There is ample evidence suggesting that in lower-level positions, stereotypical gender role beliefs create a perception that women are  warmer (i.e., likeable) than their male counterparts. However, as women advance in an organization and display undeniable high performance and success, they gain perceived competence but may lose perceived warmth. In other words, women are faced with a Catch-22 in which they are perceived as incompetent and warm or competent and cold.  Because both competence and likeability are predictive of promotion potential, this contributes in the underrepresentation of women in leadership positions.
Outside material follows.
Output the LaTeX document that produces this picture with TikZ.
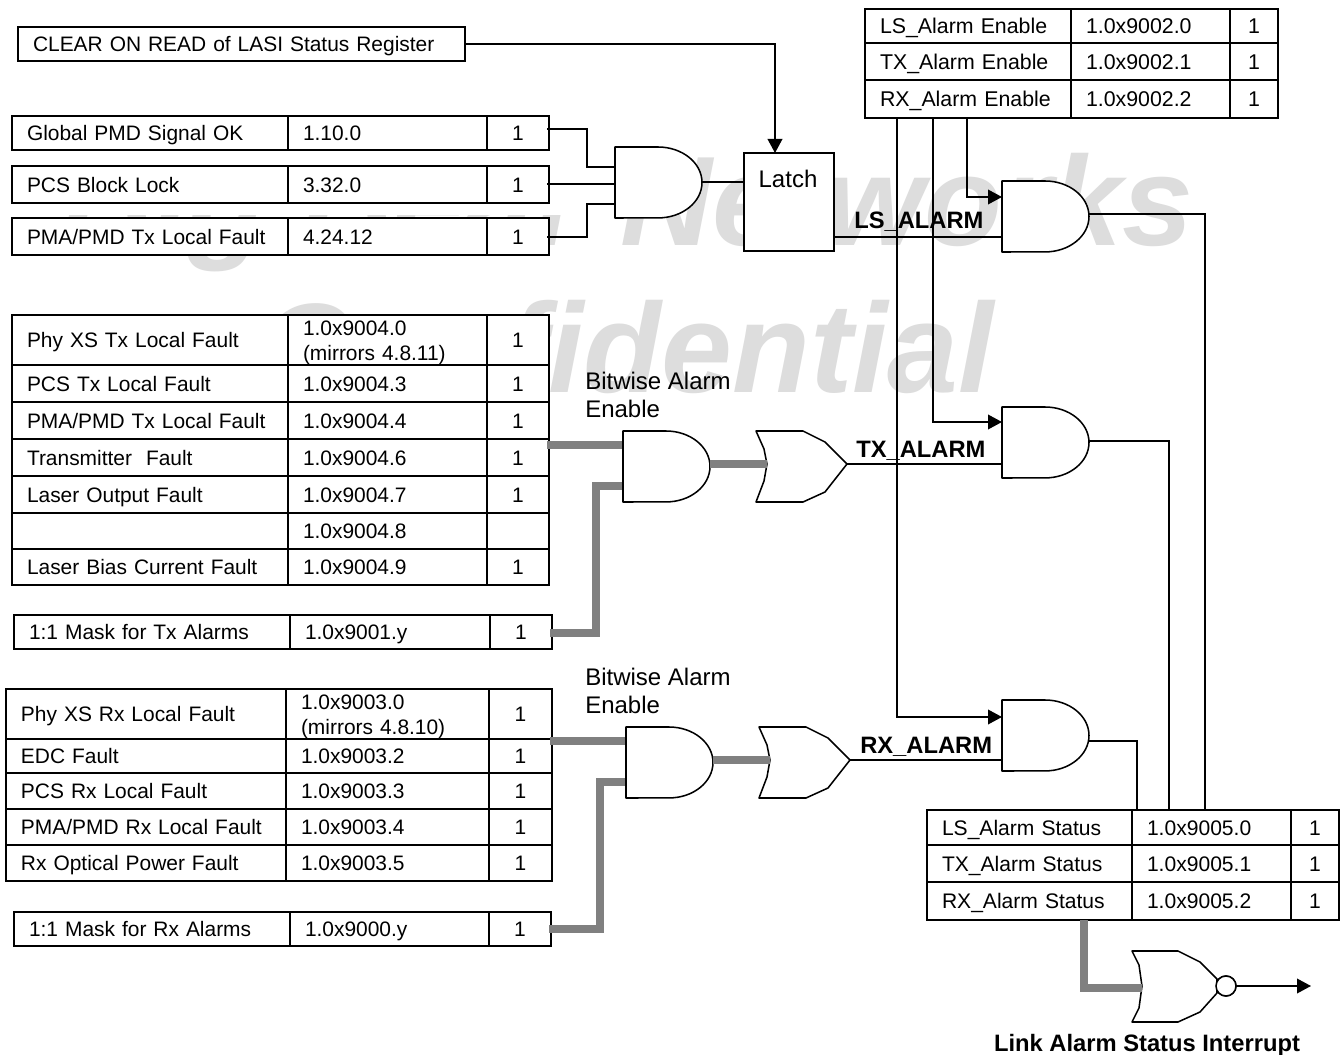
\documentclass[tikz,border=0pt]{standalone}
\usepackage{fontspec}
\setmainfont{Liberation Sans}
\usetikzlibrary{arrows.meta,calc}
\tikzset{
  cell/.style={draw=black,line width=1.5pt,fill=white,inner ysep=0pt,outer sep=0pt,anchor=north west,
    font=\fontsize{\cellsize}{18.6}\selectfont},
  wire/.style={draw=black,line width=1.15pt},
  thickwire/.style={draw=wiregray,line width=5.4pt},
  arrowwire/.style={wire,-{Triangle[length=10.5pt,width=11pt]}},
  gate/.style={draw=black,line width=1.15pt,fill=white,line join=round},
  gbox/.style={inner sep=0pt,outer sep=0pt,anchor=north west,minimum height=53.25pt},
  txt/.style={anchor=base west,inner sep=0pt,font=\fontsize{18}{20}\selectfont},
  boldtxt/.style={anchor=base west,inner sep=0pt,font=\fontsize{17.8}{20}\selectfont\bfseries},
  wm/.style={anchor=base west,inner sep=0pt,text=wmgray,font=\fontsize{95.5}{100}\selectfont\bfseries\itshape}
}
\definecolor{wiregray}{HTML}{808080}
\definecolor{wmgray}{HTML}{DDDDDD}
\def\cellsize{15.7}
% column positions of the current table
\newcommand{\tcols}[4]{\def\xa{#1}\def\xb{#2}\def\xc{#3}\def\xd{#4}}
\newcommand{\cellbody}[1]{\rule{0pt}{15.3pt}#1\rule[-3.6pt]{0pt}{3.6pt}}
% name, y0, y1, label, address, value
\newcommand{\trow}[6]{%
  \pgfmathsetmacro\ch{(#3-#2)*0.75}%
  \pgfmathsetmacro\wa{(\xb-\xa)*0.75}\pgfmathsetmacro\wb{(\xc-\xb)*0.75}\pgfmathsetmacro\wc{(\xd-\xc)*0.75}%
  \node[cell,inner xsep=11.25pt,minimum height=\ch pt,text width=\wa pt-22.5pt,align=left] (#1a) at (\xa,#2) {\cellbody{#4}};
  \node[cell,inner xsep=11.25pt,minimum height=\ch pt,text width=\wb pt-22.5pt,align=left] (#1b) at (\xb,#2) {\cellbody{#5}};
  \node[cell,inner xsep=0pt,minimum height=\ch pt,text width=\wc pt,align=center] (#1c) at (\xc,#2) {\cellbody{#6}};
}
% name, left x, top y
\newcommand{\andgate}[3]{%
  \draw[gate] (#1.north west) -- ++(43,0) arc[start angle=90,end angle=-90,x radius=33pt,y radius=26.6pt] -- (#1.south west) -- cycle;
}
\newcommand{\orgate}[3]{%
  \draw[gate,shift={(#2,#3)}] (0,0) -- (47,0) -- (69,11) -- (91,33) -- (69,61) -- (47,71) -- (0,71) -- (8,50) -- (11,33) -- (8,18) -- cycle;
}
\begin{document}
\begin{tikzpicture}[x=0.75pt,y=-0.75pt]
\useasboundingbox (0,0) rectangle (1343,1055);
\fill[white] (0,0) rectangle (1343,1055);
% watermark, masked on the left as in the reference
\node[wm] (wma) at (61,246) {Big Bear Networks};
\node[wm] (wmb) at (258,393) {Confidential};
\fill[white] (0,100) rectangle (612,215);

% register tables
\node[cell,minimum width=335.25pt,minimum height=25.5pt,inner xsep=11.25pt,text width=312.75pt,align=left] (clr) at (18,27) {\raisebox{0.8pt}{\cellbody{CLEAR ON READ of LASI Status Register}}};

\tcols{12}{288}{487}{549}
\trow{pa}{116}{150}{Global PMD Signal OK}{1.10.0}{1}
\trow{pb}{166}{203}{PCS Block Lock}{3.32.0}{1}
\trow{pc}{218}{255}{PMA/PMD Tx Local Fault}{4.24.12}{1}

\trow{ta}{315}{365}{Phy XS Tx Local Fault}{1.0x9004.0\\(mirrors 4.8.11)}{1}
\trow{tb}{365}{402}{PCS Tx Local Fault}{1.0x9004.3}{1}
\trow{tc}{402}{439}{PMA/PMD Tx Local Fault}{1.0x9004.4}{1}
\trow{td}{439}{476}{Transmitter~ Fault}{1.0x9004.6}{1}
\trow{te}{476}{513}{Laser Output Fault}{1.0x9004.7}{1}
\trow{tf}{513}{549}{}{1.0x9004.8}{}
\trow{tg}{549}{585}{Laser Bias Current Fault}{1.0x9004.9}{1}

\tcols{14}{290}{490}{552}
\trow{tm}{615}{649}{1:1 Mask for Tx Alarms}{1.0x9001.y}{1}

\tcols{6}{286}{489}{552}
\trow{ra}{689}{739}{Phy XS Rx Local Fault}{1.0x9003.0\\(mirrors 4.8.10)}{1}
\trow{rb}{739}{773}{EDC Fault}{1.0x9003.2}{1}
\trow{rc}{773}{809}{PCS Rx Local Fault}{1.0x9003.3}{1}
\trow{rd}{809}{845}{PMA/PMD Rx Local Fault}{1.0x9003.4}{1}
\trow{re}{845}{881}{Rx Optical Power Fault}{1.0x9003.5}{1}

\tcols{14}{290}{489}{551}
\trow{rm}{912}{946}{1:1 Mask for Rx Alarms}{1.0x9000.y}{1}

\def\cellsize{16}
\tcols{865}{1071}{1230}{1278}
\trow{ea}{9}{43}{LS\_Alarm Enable}{1.0x9002.0}{1}
\trow{eb}{43}{80}{TX\_Alarm Enable}{1.0x9002.1}{1}
\trow{ec}{80}{118}{RX\_Alarm Enable}{1.0x9002.2}{1}

\def\cellsize{15.8}
\tcols{927}{1132}{1291}{1339}
\trow{sa}{810}{845}{LS\_Alarm Status}{1.0x9005.0}{1}
\trow{sb}{845}{882}{TX\_Alarm Status}{1.0x9005.1}{1}
\trow{sc}{882}{920}{RX\_Alarm Status}{1.0x9005.2}{1}

% gate and latch anchors
\node[gbox,minimum width=65.25pt] (g0) at (615,147) {};
\node[gbox,minimum width=65.25pt] (gls) at (1002,181) {};
\node[gbox,minimum width=65.25pt] (gtx) at (1002,407) {};
\node[gbox,minimum width=65.25pt] (grx) at (1002,700) {};
\node[gbox,minimum width=65.25pt] (gt) at (623,431) {};
\node[gbox,minimum width=65.25pt] (gr) at (626,727) {};
\node[gbox,minimum width=68.25pt] (ot) at (756,431) {};
\node[gbox,minimum width=68.25pt] (or) at (759,727) {};
\node[draw=black,line width=1.15pt,fill=white,inner sep=0pt,outer sep=0pt,anchor=north west,minimum width=67.5pt,minimum height=73.5pt] (latch) at (744,153) {};
\node[gbox,minimum width=63pt] (nor) at (1132,951) {};
\node[draw=black,line width=1.15pt,fill=white,circle,inner sep=0pt,outer sep=0pt,minimum size=15pt] (bub) at (1226,986) {};
\coordinate (out) at (1311,986);

% wires
\draw[arrowwire] (clr.east |- 0,44) -| (latch.north -| 775,0);
\draw[wire] (pac.east |- 0,129) ++(-2,0) -- (587,129) |- (g0.west |- 0,167);
\draw[wire] (pbc.east |- 0,184) ++(-2,0) -- (g0.west |- 0,184);
\draw[wire] (pcc.east |- 0,237) ++(-2,0) -- (587,237) |- (g0.west |- 0,204);
\draw[wire] (g0.east |- 0,182) -- (latch.west |- 0,182);
\draw[wire] (latch.east |- 0,237) -- (gls.west |- 0,237);
\draw[arrowwire] (eca.south -| 967,0) |- (gls.west |- 0,197);
\draw[arrowwire] (eca.south -| 933,0) |- (gtx.west |- 0,422);
\draw[arrowwire] (eca.south -| 897,0) |- (grx.west |- 0,717);
\draw[wire] (gls.east |- 0,214) -| (sab.north -| 1205,0);
\draw[wire] (gtx.east |- 0,441) -| (sab.north -| 1169,0);
\draw[wire] (grx.east |- 0,741) -| (sab.north -| 1137,0);
\draw[wire] (ot.east |- 0,464) -- (gtx.west |- 0,464);
\draw[wire] (or.east |- 0,760) -- (grx.west |- 0,760);

\draw[thickwire] (tdc.east |- 0,445) ++(-2,0) -- (gt.west |- 0,445);
\draw[thickwire] (tmc.east |- 0,633) ++(-2,0) -- (596,633) |- (gt.west |- 0,486);
\draw[thickwire] (rac.east |- 0,741) ++(-2,0) -- (gr.west |- 0,741);
\draw[thickwire] (rmc.east |- 0,929) ++(-2,0) -- (600,929) |- (gr.west |- 0,782);
\draw[thickwire] (sca.south -| 1084,0) |- (1142,988);
\draw[arrowwire] (bub.east) -- (out);

% gates
\andgate{g0}{615}{147}
\andgate{gls}{1002}{181}
\andgate{gtx}{1002}{407}
\andgate{grx}{1002}{700}
\andgate{gt}{623}{431}
\andgate{gr}{626}{727}
\orgate{ot}{756}{431}
\orgate{or}{759}{727}
\draw[thickwire] (gt.east |- 0,464) -- (767,464);
\draw[thickwire] (gr.east |- 0,760) -- (770,760);
\draw[gate] (nor.north west) -- (1178,951) -- (1200,962) -- (1217,979) -- (1217,993) -- (1200,1012) -- (1178,1022) -- (nor.south west) -- (1139,1008) -- (1142,986) -- (1139,965) -- cycle;
\draw[draw=black,line width=1.15pt,fill=white] (bub) circle[radius=7.5pt];
\draw[thickwire] (1130,988) -- (1142,988);

% labels
\node[txt,anchor=center] (lt) at (788,179) {Latch};
\node[boldtxt] (lls) at (854,229) {LS\_ALARM};
\node[boldtxt] (ltx) at (856,458) {TX\_ALARM};
\node[boldtxt] (lrx) at (860,753) {RX\_ALARM};
\node[txt] (ba) at (585,390) {Bitwise Alarm};
\node[txt] (bb) at (585,418) {Enable};
\node[txt] (bc) at (585,685) {Bitwise Alarm};
\node[txt] (bd) at (585,713) {Enable};
\node[boldtxt,anchor=base] (link) at (1147,1051) {Link Alarm Status Interrupt};
\end{tikzpicture}
\end{document}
Further, when women step into leadership roles in “male-typed” organizations (i.e., those historically dominated by men), this effect is exacerbated as women are perceived as strongly violating stereotypic expectations.

Before we write this situation off as hopeless, let’s consider our recent findings from a high potential program that included a 360 degree feedback workshop for 80 emerging executives. The workshop contained a roughly equal number of women and men who had already demonstrated strong leadership within their organization. Surprising was our finding that the women were perceived as being more effective than their male counterparts at controlling their environment, providing straightforward feedback, adopting an assertive management focus, leading with dominance, and setting high production standards. Broadly speaking, we found that women in this group had adopted a more traditional leadership style (i.e., assertive and dominant) whereas the men had more flexibility in the way they portrayed themselves. And guess what? Despite women’s display of counter-stereotypical traits, they were still liked.

Of course, as messengers of these results, we asked ourselves why this organization is different. Why are women displaying a leadership style more aligned with stereotypical traits whereas men’s style is characterized by a greater variety? Moreover, why are women in this particular organization able to be both successful and liked (a highly sought after, yet often elusive, combination)? Of course, these questions tap into a highly complex topic as gender issues are rooted in politics, economics, and social values (among others)—thus, we cannot provide any clear cut answer. However, we can certainly speculate what it is about this organization that creates such a unique situation.

These findings may be explained, in part, by looking at organizational culture and its effect on emerging leaders. This organizational culture may be such that women are encouraged to step into leadership roles and enact behavior that is consistent with what it takes to be successful. In other words, the organization may be sending a message that it values gender diversity and equal opportunity and as a result, women are modeling their behavior after what they deem as necessary for success (i.e., stereotypical traits enacted historically by leaders).

So what is the underlying message here?

First, as evidenced by our recent (and quite uplifting) findings, women can be viewed as both successful and likeable leaders. However, for this to occur, women may feel the need to conform to a stereotype in order to move up the managerial pipeline and break through the “glass ceiling.”

From Vantage’s point of view, we look forward to the day when both women and men feel comfortable adopting a leadership style that is consistent with whom they are rather than what they believe they should be.

Thus, we propose that the definition of successful leadership be broadened to allow all individuals to develop their own leadership style without feeling the need to conform to culturally constructed traits considered necessary to succeed.  The reality is that leadership styles need to be tailored to the organization’s culture to be most effective.

And of course, we’d love to see the “glass ceiling” shatter in the process.